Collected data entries
+++

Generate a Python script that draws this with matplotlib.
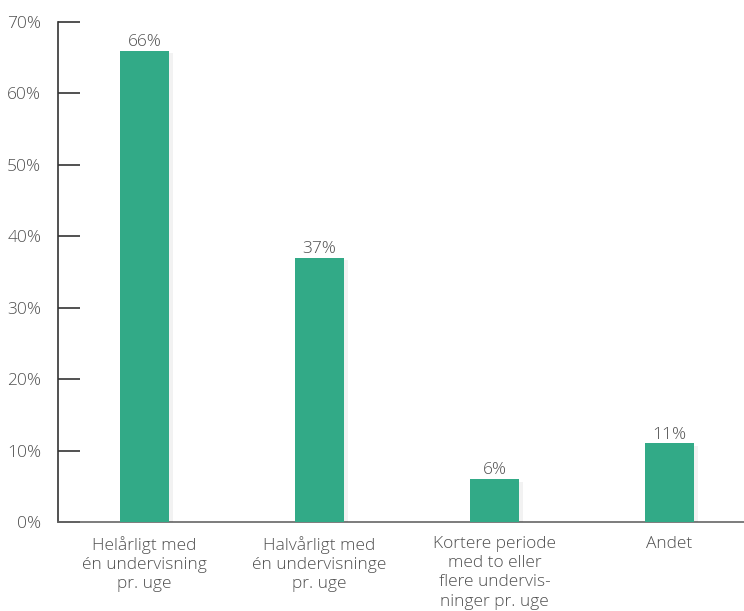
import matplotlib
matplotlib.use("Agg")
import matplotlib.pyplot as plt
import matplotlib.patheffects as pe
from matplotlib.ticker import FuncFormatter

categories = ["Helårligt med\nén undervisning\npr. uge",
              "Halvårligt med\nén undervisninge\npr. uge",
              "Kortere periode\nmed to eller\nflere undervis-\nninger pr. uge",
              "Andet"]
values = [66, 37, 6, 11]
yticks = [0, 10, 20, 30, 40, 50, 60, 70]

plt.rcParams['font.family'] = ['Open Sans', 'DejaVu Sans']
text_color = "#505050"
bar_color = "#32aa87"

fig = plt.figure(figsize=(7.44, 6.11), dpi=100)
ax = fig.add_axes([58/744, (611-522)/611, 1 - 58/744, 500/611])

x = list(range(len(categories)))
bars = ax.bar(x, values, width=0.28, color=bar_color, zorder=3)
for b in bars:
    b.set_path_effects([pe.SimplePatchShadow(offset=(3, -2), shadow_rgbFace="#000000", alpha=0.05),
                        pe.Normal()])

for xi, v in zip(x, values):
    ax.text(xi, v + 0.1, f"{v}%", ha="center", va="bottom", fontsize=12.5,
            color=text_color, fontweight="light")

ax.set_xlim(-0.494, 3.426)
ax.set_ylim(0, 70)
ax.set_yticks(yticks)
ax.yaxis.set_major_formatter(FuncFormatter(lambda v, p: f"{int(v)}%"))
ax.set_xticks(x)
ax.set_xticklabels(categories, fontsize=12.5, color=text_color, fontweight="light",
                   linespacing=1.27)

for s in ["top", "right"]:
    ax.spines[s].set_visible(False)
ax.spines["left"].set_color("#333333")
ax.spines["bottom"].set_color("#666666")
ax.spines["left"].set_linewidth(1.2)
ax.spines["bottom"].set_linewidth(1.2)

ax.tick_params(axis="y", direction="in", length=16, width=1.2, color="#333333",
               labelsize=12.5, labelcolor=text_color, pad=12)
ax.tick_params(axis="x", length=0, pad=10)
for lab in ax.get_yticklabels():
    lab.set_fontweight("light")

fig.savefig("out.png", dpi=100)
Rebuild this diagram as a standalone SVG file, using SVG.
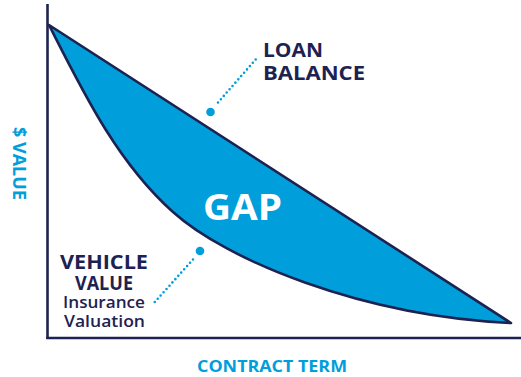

+++

▸ **Problem requirements**:
Output the records above exactly; leave out the pictures.

▸ **Response to the task**:
Generate a Python script that draws this with matplotlib.
import matplotlib
matplotlib.use("Agg")
import matplotlib.pyplot as plt
import matplotlib.patheffects as pe
from matplotlib.ticker import FuncFormatter

categories = ["Helårligt med\nén undervisning\npr. uge",
              "Halvårligt med\nén undervisninge\npr. uge",
              "Kortere periode\nmed to eller\nflere undervis-\nninger pr. uge",
              "Andet"]
values = [66, 37, 6, 11]
yticks = [0, 10, 20, 30, 40, 50, 60, 70]

plt.rcParams['font.family'] = ['Open Sans', 'DejaVu Sans']
text_color = "#505050"
bar_color = "#32aa87"

fig = plt.figure(figsize=(7.44, 6.11), dpi=100)
ax = fig.add_axes([58/744, (611-522)/611, 1 - 58/744, 500/611])

x = list(range(len(categories)))
bars = ax.bar(x, values, width=0.28, color=bar_color, zorder=3)
for b in bars:
    b.set_path_effects([pe.SimplePatchShadow(offset=(3, -2), shadow_rgbFace="#000000", alpha=0.05),
                        pe.Normal()])

for xi, v in zip(x, values):
    ax.text(xi, v + 0.1, f"{v}%", ha="center", va="bottom", fontsize=12.5,
            color=text_color, fontweight="light")

ax.set_xlim(-0.494, 3.426)
ax.set_ylim(0, 70)
ax.set_yticks(yticks)
ax.yaxis.set_major_formatter(FuncFormatter(lambda v, p: f"{int(v)}%"))
ax.set_xticks(x)
ax.set_xticklabels(categories, fontsize=12.5, color=text_color, fontweight="light",
                   linespacing=1.27)

for s in ["top", "right"]:
    ax.spines[s].set_visible(False)
ax.spines["left"].set_color("#333333")
ax.spines["bottom"].set_color("#666666")
ax.spines["left"].set_linewidth(1.2)
ax.spines["bottom"].set_linewidth(1.2)

ax.tick_params(axis="y", direction="in", length=16, width=1.2, color="#333333",
               labelsize=12.5, labelcolor=text_color, pad=12)
ax.tick_params(axis="x", length=0, pad=10)
for lab in ax.get_yticklabels():
    lab.set_fontweight("light")

fig.savefig("out.png", dpi=100)
Rebuild this diagram as a standalone SVG file, using SVG.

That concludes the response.